Biden's muddled China policy

President Biden is seen looking at Australia Prime Minister Scott Morrison during press statements with British Prime Minister Boris Johnson.

President Biden looks at Australia Prime Minister Scott Morrison as British Prime Minister Boris Johnson joins them in virtual announcement of a trilateral nuclear submarine agreement. Photo: Brendan Smialowski/AFP via Getty Images

President Biden came into office with a plan for dealing with China that sounded great in theory but's failing in practice.

Why it matters: The idea was to confront China aggressively on a range of issues — from trade abuses to human rights — while working cooperatively on areas of mutual interest, including climate change. A new plan to help Australia acquire nuclear submarines makes that both-ways approach even less realistic.

  • The subtext is hardly subtext: Despite declining to cite China by name, the announcement sends a strong signal about the U.S. commitment to countering China's naval activities in the Indo-Pacific region, and will undoubtedly draw backlash in Beijing.
  • A senior administration official who briefed reporters ahead of the formal announcement was grilled about why they refused to state the obvious about China being at the center of the decision.
  • The official responded curtly: "I have nothing further to add than what I've said. This is not aimed at any one country."

Biden has labeled his approach to China as "extreme competition," but the Chinese aren’t buying it.

  • Under the president's theory, the Chinese would be willing to compartmentalize.
  • China, the argument goes, would be willing to overlook America's criticisms of their state-sponsored hacking, genocide in Xinjiang and trade theft, and sit down with Biden's climate envoy, John Kerry, to hash out a deal on climate change — one of Biden's top international priorities.

But, but, but: Chinese officials have already made it abundantly clear they won't accept the theories. They humiliated Kerry when he visited China two weeks ago.

  • As Axios reported, President Xi Jinping's senior officials would only speak with Kerry by video call, sending a junior official to meet the former secretary of State in person.
  • The same Chinese officials met with a Taliban delegation in person just weeks earlier.
  • Biden's team has seemingly acknowledged it's not making progress with the Chinese. The president himself called Xi last Thursday night to see if leader-to-leader dialogue would break the impasse.

Driving the news: The new policy Biden announced on Wednesday will make his have-your-cake-and-eat-it-too China strategy even more untenable.
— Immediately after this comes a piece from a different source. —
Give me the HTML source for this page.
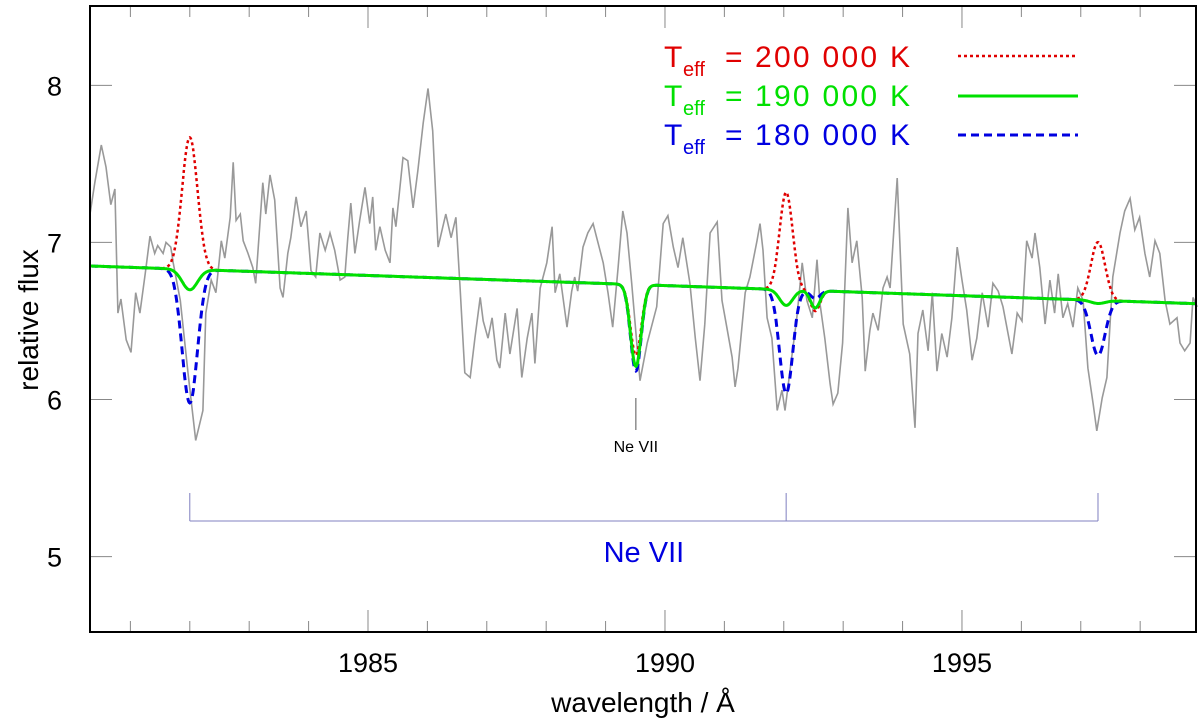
<!DOCTYPE html>
<html><head><meta charset="utf-8"><style>
html,body{margin:0;padding:0;background:#fff}
svg{display:block;font-family:"Liberation Sans",sans-serif}
</style></head><body>
<svg id="chart" width="1200" height="725" viewBox="0 0 1200 725" xmlns="http://www.w3.org/2000/svg">
<g id="plot"></g>
<g id="axes"></g>
<text x="0" y="0" transform="translate(38,320) rotate(-90)" text-anchor="middle" font-size="28">relative flux</text>
<text x="643" y="712" text-anchor="middle" font-size="28">wavelength / Å</text>
<g font-size="30">
<text y="67" fill="#e00000"><tspan x="664">T</tspan><tspan x="683" font-size="20" dy="9">eff</tspan><tspan x="725" dy="-9">=</tspan><tspan x="755" textLength="155">200 000 K</tspan></text>
<text y="106" fill="#00e000"><tspan x="664">T</tspan><tspan x="683" font-size="20" dy="9">eff</tspan><tspan x="725" dy="-9">=</tspan><tspan x="755" textLength="155">190 000 K</tspan></text>
<text y="145" fill="#0000e0"><tspan x="664">T</tspan><tspan x="683" font-size="20" dy="9">eff</tspan><tspan x="725" dy="-9">=</tspan><tspan x="755" textLength="155">180 000 K</tspan></text>
<line x1="958" y1="56" x2="1078" y2="56" stroke="#e00000" stroke-width="2.5" stroke-dasharray="3,3"/>
<line x1="958" y1="96" x2="1078" y2="96" stroke="#00e000" stroke-width="3"/>
<line x1="958" y1="135" x2="1078" y2="135" stroke="#0000e0" stroke-width="3" stroke-dasharray="8,5"/>
</g>
</svg>
<script>
const xMin = 1980.32, xMax = 1998.94, yMin = 4.52, yMax = 8.505;
const xTicks = [1981,1982,1983,1984,1985,1986,1987,1988,1989,1990,1991,1992,1993,1994,1995,1996,1997,1998];
const xTickLabels = [1985,1990,1995];
const yTickLabels = [5,6,7,8];
const obsWl = [1980.32,1980.40,1980.51,1980.59,1980.67,1980.74,1980.79,1980.84,1980.93,1981.01,1981.09,1981.16,1981.25,1981.33,1981.41,1981.46,1981.55,1981.60,1981.68,1981.72,1981.84,1981.97,1982.10,1982.22,1982.27,1982.36,1982.44,1982.53,1982.59,1982.68,1982.73,1982.78,1982.85,1982.90,1982.98,1983.06,1983.11,1983.23,1983.28,1983.35,1983.43,1983.52,1983.57,1983.65,1983.70,1983.79,1983.87,1983.96,1984.04,1984.12,1984.19,1984.28,1984.36,1984.44,1984.53,1984.61,1984.66,1984.71,1984.78,1984.86,1984.95,1985.03,1985.08,1985.13,1985.20,1985.29,1985.37,1985.42,1985.47,1985.59,1985.67,1985.76,1985.84,1985.93,1986.01,1986.09,1986.18,1986.31,1986.40,1986.48,1986.55,1986.63,1986.72,1986.80,1986.89,1986.94,1987.02,1987.09,1987.17,1987.22,1987.31,1987.39,1987.51,1987.59,1987.68,1987.76,1987.81,1987.90,1988.01,1988.10,1988.15,1988.23,1988.35,1988.43,1988.48,1988.53,1988.62,1988.70,1988.79,1988.85,1988.96,1989.04,1989.12,1989.21,1989.29,1989.36,1989.44,1989.58,1989.70,1989.86,1989.97,1990.05,1990.14,1990.22,1990.30,1990.42,1990.51,1990.59,1990.67,1990.76,1990.88,1990.96,1991.04,1991.13,1991.18,1991.23,1991.35,1991.43,1991.55,1991.60,1991.65,1991.72,1991.80,1991.89,1991.97,1992.02,1992.11,1992.22,1992.31,1992.39,1992.48,1992.56,1992.61,1992.69,1992.78,1992.83,1992.91,1992.99,1993.08,1993.15,1993.23,1993.32,1993.37,1993.45,1993.50,1993.59,1993.67,1993.74,1993.79,1993.91,1994.01,1994.12,1994.21,1994.26,1994.34,1994.43,1994.50,1994.58,1994.66,1994.75,1994.83,1994.92,1995.00,1995.08,1995.17,1995.25,1995.34,1995.44,1995.52,1995.61,1995.69,1995.84,1995.93,1996.01,1996.09,1996.18,1996.23,1996.31,1996.40,1996.48,1996.56,1996.62,1996.70,1996.78,1996.87,1996.95,1997.04,1997.12,1997.21,1997.27,1997.36,1997.44,1997.54,1997.66,1997.74,1997.83,1997.91,1997.99,1998.08,1998.16,1998.25,1998.33,1998.42,1998.50,1998.62,1998.67,1998.75,1998.84,1998.89,1998.96];
const obsFlux = [7.18,7.38,7.62,7.48,7.24,7.34,6.55,6.64,6.38,6.30,6.68,6.55,6.80,7.04,6.93,6.98,6.93,7.00,6.97,6.87,6.63,6.17,5.74,5.93,6.55,6.76,6.68,7.01,6.90,7.16,7.51,7.14,7.18,7.01,6.93,6.84,6.74,7.38,7.18,7.43,7.27,6.71,6.65,6.93,7.03,7.29,7.10,7.20,6.82,6.78,7.06,6.95,7.06,6.95,6.76,6.78,7.03,7.25,6.93,7.14,7.35,7.12,7.29,6.95,7.10,6.95,6.87,7.22,7.10,7.54,7.52,7.22,7.46,7.76,7.98,7.71,6.97,7.18,7.03,7.16,6.71,6.17,6.14,6.39,6.65,6.50,6.39,6.52,6.25,6.20,6.55,6.29,6.58,6.14,6.39,6.55,6.23,6.71,6.87,7.10,6.68,6.80,6.46,6.69,6.78,6.69,6.97,7.06,7.12,7.03,6.87,6.68,6.46,6.84,7.20,7.06,6.74,6.12,6.36,6.59,7.12,7.17,6.97,6.84,7.03,6.74,6.39,6.12,6.48,7.06,7.13,6.63,6.46,6.27,6.08,6.20,6.68,6.78,7.01,7.12,6.95,6.52,6.39,5.93,6.06,5.93,6.20,6.52,6.87,6.63,6.52,6.89,6.61,6.39,6.10,5.97,6.04,6.36,7.22,6.87,7.01,6.65,6.18,6.44,6.55,6.44,6.71,6.78,6.71,7.41,6.48,6.29,5.82,6.42,6.57,6.31,6.68,6.18,6.42,6.27,6.52,6.97,6.76,6.57,6.25,6.39,6.68,6.46,6.74,6.69,6.59,6.29,6.55,6.50,7.01,6.90,7.06,6.84,6.48,6.76,6.55,6.80,6.52,6.61,6.46,6.71,6.63,6.20,5.97,5.80,6.01,6.14,6.78,7.06,7.20,7.28,7.08,7.16,6.93,6.78,7.01,6.93,6.63,6.48,6.52,6.36,6.31,6.36,6.65,6.59];
const contWl = [1980.32,1998.94];
const contFlux = [6.85,6.61];
const lineCenters = [1982.00,1989.51,1992.04,1992.53,1997.29];
const lineWidths = [0.13,0.09,0.11,0.08,0.12];
const depth200k = [0.84,-0.45,0.62,-0.13,0.37];
const depth190k = [-0.13,-0.52,-0.10,-0.11,-0.02];
const depth180k = [-0.85,-0.55,-0.66,-0.05,-0.35];
const neLabelWl = 1989.51;
const bracketWl = [1982.00,1992.04,1997.29];

const L=90,R=1196,T=6,B=632;
const sx=v=>L+(v-xMin)/(xMax-xMin)*(R-L);
const sy=v=>B-(v-yMin)/(yMax-yMin)*(B-T);
const NS='http://www.w3.org/2000/svg';
function mk(tag,parent,attrs){const e=document.createElementNS(NS,tag);for(const k in attrs)e.setAttribute(k,attrs[k]);parent.appendChild(e);return e;}
const plot=document.getElementById('plot'),axes=document.getElementById('axes');

let d='';
const n=Math.min(obsWl.length,obsFlux.length);
for(let i=0;i<n;i++){d+=(i?'L':'M')+sx(obsWl[i]).toFixed(1)+','+sy(obsFlux[i]).toFixed(1);}
const obs=mk('path',plot,{d:d,fill:'none',stroke:'#999','stroke-width':1.6});



function model(dep){
  let p='';
  for(let w=xMin;w<=xMax+1e-9;w+=0.01){
    const c=contFlux[0]+(contFlux[1]-contFlux[0])*(w-contWl[0])/(contWl[1]-contWl[0]);
    let f=c;
    for(let j=0;j<lineCenters.length;j++){const z=(w-lineCenters[j])/lineWidths[j];f+=dep[j]*Math.exp(-0.5*z*z);}
    p+=(p?'L':'M')+sx(w).toFixed(1)+','+sy(f).toFixed(1);
  }
  return p;
}
const m1=mk('path',plot,{d:model(depth200k),fill:'none',stroke:'#e00000','stroke-width':2.5,'stroke-dasharray':'3,3'});


const m3=mk('path',plot,{d:model(depth180k),fill:'none',stroke:'#0000e0','stroke-width':3,'stroke-dasharray':'8,5'});


const m2=mk('path',plot,{d:model(depth190k),fill:'none',stroke:'#00e000','stroke-width':3});



const nx=sx(neLabelWl);
const nm=mk('line',plot,{x1:nx,y1:398,x2:nx,y2:430,stroke:'#555','stroke-width':1});


const nt=mk('text',plot,{x:nx,y:452,'text-anchor':'middle','font-size':16});
nt.textContent='Ne VII';



const bx=bracketWl.map(sx);
const bp=mk('path',plot,{d:'M'+bx[0]+',521L'+bx[bx.length-1]+',521'+bx.map(x=>'M'+x+',493L'+x+',521').join(''),fill:'none',stroke:'#8080c0','stroke-width':1});


const bt=mk('text',plot,{x:(bx[0]+bx[bx.length-1])/2,y:562,'text-anchor':'middle','font-size':29,fill:'#0000e0'});
bt.textContent='Ne VII';



xTicks.forEach(v=>{
  const x=sx(v);const major=xTickLabels.indexOf(v)>=0;const len=major?22:11;
  const t1=mk('line',axes,{x1:x,y1:B,x2:x,y2:B-len,stroke:'#888','stroke-width':1});
  
  
  const t2=mk('line',axes,{x1:x,y1:T,x2:x,y2:T+len,stroke:'#888','stroke-width':1});
  
  
  if(major){const tl=mk('text',axes,{x:x,y:672,'text-anchor':'middle','font-size':27});tl.textContent=v;
    
    }
});
yTickLabels.forEach(v=>{
  const y=sy(v);
  const t1=mk('line',axes,{x1:L,y1:y,x2:L+22,y2:y,stroke:'#888','stroke-width':1});
  
  
  const t2=mk('line',axes,{x1:R,y1:y,x2:R-22,y2:y,stroke:'#888','stroke-width':1});
  
  
  const tl=mk('text',axes,{x:62,y:y+10,'text-anchor':'end','font-size':27});tl.textContent=v;
  
  
});
const fr=mk('rect',axes,{x:L,y:T,width:R-L,height:B-T,fill:'none',stroke:'#000','stroke-width':2});


</script>
</body></html>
  • The U.S. and the U.K. plan to help Australia acquire nuclear-powered submarines as part of a trilateral security pact designed to "promote stability" in the Indo-Pacific.
  • The official who discussed the plan with reporters said the president did not raise the partnership in any specific terms when he spoke to Xi.
  • The White House had previously said that phone call was intended to "set guardrails" in the U.S.-China relationship and prevent "stiff competition" from spiraling into outright conflict.

What they're saying: "If our president is telling President Xi we want guardrails and we want safety mechanisms around the military activities, but then we amp up the pressure on military, that's probably going to put an end to any such discussions pretty quickly," Chris Johnson, a former top CIA China analyst, told Axios.

What's next: The White House is looking to rally international support for new tariffs in response to China's unfair use of industrial subsidies.

  • It's also reportedly considering a request to allow Taiwan to change the name of its representative office in Washington — a symbolic step that would outrage Beijing.